COX Newspapers Washington Bureau

Judges Latest Target in Mexico Drug War


Cox News Service
Saturday, February 02, 2008

Judges have become the latest target of Mexico's drug violence, a sign that warring drug cartels are escalating their attacks on the Mexican government, analysts warn.

The northern Mexican city of Monterrey is reeling from last week's execution of a state judge who had handled cases against several dangerous drug traffickers, and death threats against at least three fellow judges. Three days earlier, a municipal judge in the state of Sinaloa was found tortured and executed.

The violence has sparked worry that Mexico's already weak judicial system could be coming under a Colombia-like onslaught.

"Narco-traffickers are working to destroy the rule of law and it's obvious that judges, like police before them, are targets," said Michael Nuñez Torres, a legal expert at the Autonomous University of Nuevo Leon.

In response, Mexican lawmakers have proposed hiding the identity of judges, similar to what Colombia did during the height of that country's drug violence in the 1980s and '90s, when scores of judges were assassinated.

Many experts say that before Mexico takes that drastic step, which has been criticized by the United Nations and human rights organizations, Mexico needs to beef up security for its woefully underprotected judges.

Some analysts have proposed including protection of judges in wide-ranging judicial reform legislation expected to be debated by Congress this spring.

"The protection for (judges) is very haphazard instead of being systematic," said Mexico City security analyst Ana Maria Salazar. "They all need bulletproof cars, work places that are safe from bombs and other attacks ... and ways to get out of the country quickly and easily if they do come under threats."

In the aftermath of the execution and threats, judges in the state of Nuevo Leon, home to the country's third-largest city, Monterrey, have been granted 24-hour protection.

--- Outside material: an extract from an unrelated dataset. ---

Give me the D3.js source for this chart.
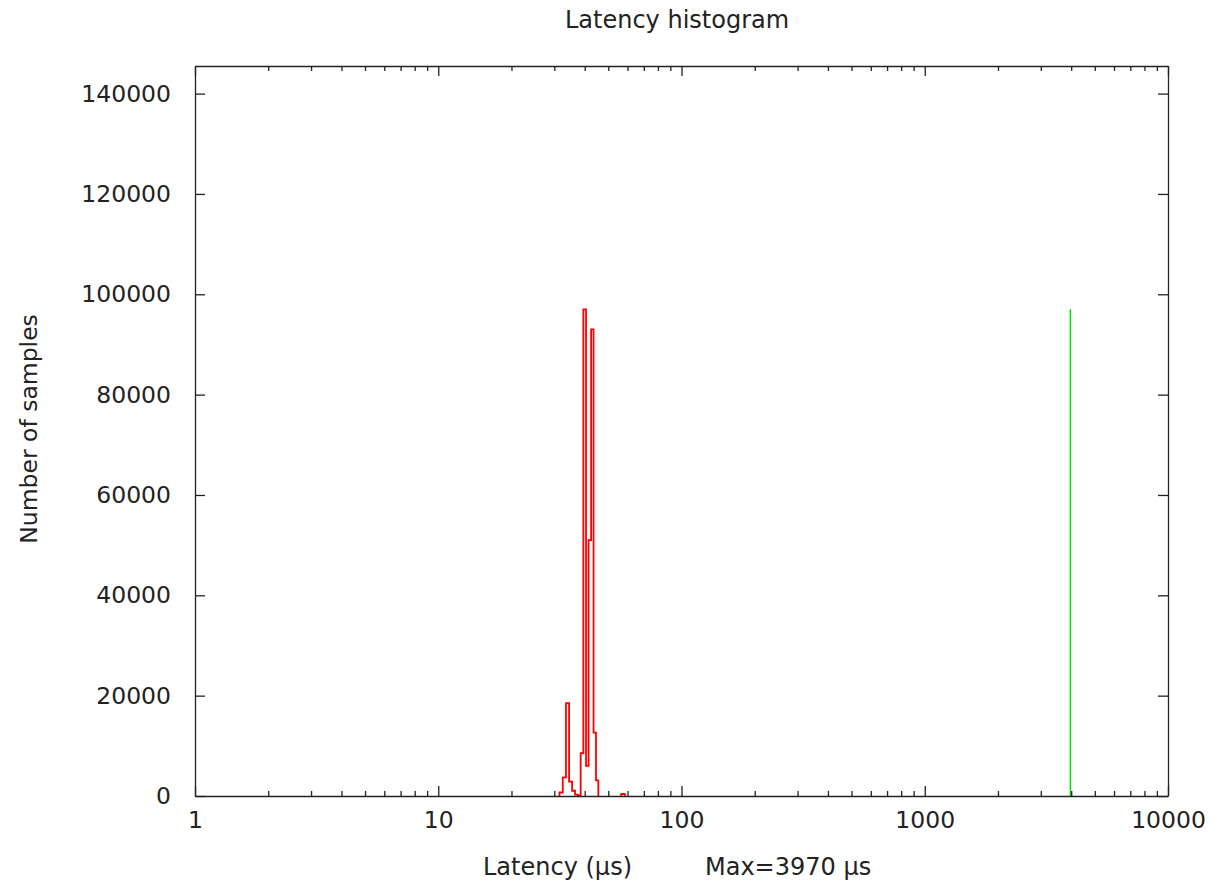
<!DOCTYPE html>
<html>
<head>
<meta charset="utf-8">
<script src="https://cdn.jsdelivr.net/npm/d3@7"></script>
<style>
  html, body { margin: 0; padding: 0; background: #fff; }
  svg { display: block; font-family: "DejaVu Sans", sans-serif; }
  .axis path, .axis line { stroke: #222; stroke-width: 1.3; }
  .axis text { fill: #222; font-size: 23.5px; font-family: "DejaVu Sans", sans-serif; }
  .lbl { fill: #222; font-size: 23.5px; }
</style>
</head>
<body>
<div id="chart"></div>
<script>
// histogram bins (µs) and sample counts, one bin per microsecond
const latencyBins = [32, 33, 34, 35, 36, 37, 38, 39, 40, 41, 42, 43, 44, 45, 46, 47, 48, 49, 50, 51, 52, 53, 54, 55, 56, 57, 58];
const sampleCounts = [700, 3700, 18500, 2850, 1050, 260, 80, 8550, 97000, 6000, 51000, 93000, 12650, 3100, 0, 0, 0, 0, 0, 0, 0, 0, 0, 0, 0, 400, 400];
const maxLatency = 3970;

const xMajorTicks = [1, 10, 100, 1000, 10000];
const yTicks = [0, 20000, 40000, 60000, 80000, 100000, 120000, 140000];

const width = 1213;
const height = 881;
const margin = { top: 66, right: 45, bottom: 85, left: 195 };

const svg = d3.select('#chart')
  .append('svg')
  .attr('width', width)
  .attr('height', height);

const x = d3.scaleLog()
  .domain([1, 10000])
  .range([margin.left, width - margin.right]);

// gnuplot script leaves headroom: y max = 1.5 * peak
const yMax = d3.max(sampleCounts) * 1.5;
const y = d3.scaleLinear()
  .domain([0, yMax])
  .range([height - margin.bottom, margin.top]);

// minor ticks 2..9 in each decade
const xMinorTicks = [];
xMajorTicks.slice(0, -1).forEach(d => {
  for (let k = 2; k <= 9; k++) xMinorTicks.push(d * k);
});

// split bins into runs of non-zero counts and draw them as histeps
const runs = [];
let cur = null;
latencyBins.forEach((b, i) => {
  if (sampleCounts[i] > 0) {
    if (!cur) { cur = []; runs.push(cur); }
    cur.push([b, sampleCounts[i]]);
  } else {
    cur = null;
  }
});

const line = d3.line().x(d => x(d[0])).y(d => y(d[1]));
runs.forEach(run => {
  const pts = [[run[0][0] - 0.5, 0]];
  run.forEach(([b, c]) => {
    pts.push([b - 0.5, c]);
    pts.push([b + 0.5, c]);
  });
  pts.push([run[run.length - 1][0] + 0.5, 0]);
  svg.append('path')
    .attr('d', line(pts))
    .attr('fill', 'none')
    .attr('stroke', '#ff0000')
    .attr('stroke-width', 1.8);
});

// max latency marker
svg.append('line')
  .attr('x1', x(maxLatency))
  .attr('x2', x(maxLatency))
  .attr('y1', y(0))
  .attr('y2', y(d3.max(sampleCounts)))
  .attr('stroke', '#00e000')
  .attr('stroke-width', 1.5);

// axes (ticks point inwards, mirrored on top / right)
const plotBottom = height - margin.bottom;
const plotRight = width - margin.right;

svg.append('g')
  .attr('class', 'axis')
  .attr('transform', `translate(0,${plotBottom})`)
  .call(d3.axisBottom(x).tickValues(xMajorTicks).tickFormat(d3.format('d'))
    .tickSizeInner(-10).tickSizeOuter(0).tickPadding(15));
svg.append('g')
  .attr('class', 'axis')
  .attr('transform', `translate(0,${plotBottom})`)
  .call(d3.axisBottom(x).tickValues(xMinorTicks).tickFormat('')
    .tickSizeInner(-5).tickSizeOuter(0))
  .select('.domain').remove();

svg.append('g')
  .attr('class', 'axis')
  .attr('transform', `translate(0,${margin.top})`)
  .call(d3.axisTop(x).tickValues(xMajorTicks).tickFormat('')
    .tickSizeInner(-10).tickSizeOuter(0));
svg.append('g')
  .attr('class', 'axis')
  .attr('transform', `translate(0,${margin.top})`)
  .call(d3.axisTop(x).tickValues(xMinorTicks).tickFormat('')
    .tickSizeInner(-5).tickSizeOuter(0))
  .select('.domain').remove();

svg.append('g')
  .attr('class', 'axis')
  .attr('transform', `translate(${margin.left},0)`)
  .call(d3.axisLeft(y).tickValues(yTicks).tickFormat(d3.format('d'))
    .tickSizeInner(-10).tickSizeOuter(0).tickPadding(24));

svg.append('g')
  .attr('class', 'axis')
  .attr('transform', `translate(${plotRight},0)`)
  .call(d3.axisRight(y).tickValues(yTicks).tickFormat('')
    .tickSizeInner(-10).tickSizeOuter(0));

// texts
svg.append('text')
  .attr('class', 'lbl')
  .attr('x', 677)
  .attr('y', 28)
  .attr('text-anchor', 'middle')
  .style('font-size', '24px')
  .text('Latency histogram');

svg.append('text')
  .attr('class', 'lbl')
  .attr('transform', 'translate(37,429) rotate(-90)')
  .attr('text-anchor', 'middle')
  .text('Number of samples');

svg.append('text')
  .attr('class', 'lbl')
  .attr('x', 632)
  .attr('y', 875)
  .attr('text-anchor', 'end')
  .style('font-size', '24px')
  .text('Latency (µs)');

svg.append('text')
  .attr('class', 'lbl')
  .attr('x', 705)
  .attr('y', 875)
  .attr('text-anchor', 'start')
  .style('font-size', '24px')
  .text(`Max=${maxLatency} µs`);
</script>
</body>
</html>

Officials would not say what the protection consists of or which judges would receive it.

Judges in Mexico have been relatively immune from violence, especially compared to their Colombian counterparts, which some attribute to the cartels' traditional preference to bribe rather than assassinate magistrates.

The attacks against Mexican judges follow a steady progression of violence against government officials that began with the executions of police, prosecutors and politicians. Scores have been killed in recent years and hit men have begun targeting specific officers and agents involved in large drug busts or arrests.

The government of President Felipe Calderón has embarked on an unprecedented offensive against the dueling Gulf and Sinaloa cartels, sending tens of thousands of soldiers and federal agents to challenge traffickers, mostly along the U.S. border.

Jorge Chabat, a national security expert, said the spiraling violence against officials signals a new phase in the Mexican drug war.

"(The government's) offensive is evidently generating a violent response on part of the narcos," Chabat wrote this week in the Mexico City daily El Universal. "What we're witnessing is not a confrontation of narco vs. narco as in earlier years. It's a confrontation of narco vs. the state that's occurring with an intensity that we haven't seen before."

Judge Ernesto Palacios was gunned down Jan. 21 as he drove on a busy Monterrey road. Local media have linked his death to the August 2005 arrest of several top suspected Sinaloa Cartel capos at a Monterrey restaurant.

Five officials who dealt with the suspects, including the head of the police force that arrested them, have been killed since then, according to media reports.

When three prison guards turned up dead in September 2005, one had a note nailed to his body reading "So you don't mess with Mr. El Tubi," a reference to a top drug lord who was arrested in the raid.

In response to Palacio's execution, lawmakers in Nuevo Leon have proposed a system of so-called faceless judges.

In Colombia, 278 judges were killed between 1978 and 1991, spurring adoption a system in which judges signed their orders with numbers, conducted hearings behind one-way mirrors and used voice distortion equipment.

While no judges were killed under the system, the method was scrapped in 1999 after the United Nations found it infringed on the right of due process and activists complained it was being used — and abused — in nonorganized crime cases.

Most Mexican analysts have dismissed the idea as unworkable in Mexico, saying the cartels would still find ways to uncover the judges' supposedly hidden identities. Mexico's constitution, which mandates that defendants know their judge, would need to be modified, analysts say.

Lawmakers in Nuevo Leon have also suggested a system in which groups of judges handle sensitive cases, and where it would not be clear which judge handed down a verdict.

Should Mexico decide to hide the identity of its judges, it would be following a growing pattern of anonymity since drug violence exploded here in 2005.

Soldiers and law enforcement officials now regularly don masks when dealing with high level suspects and most Mexican newspapers leave their reporters' bylines off of stories related to drug trafficking.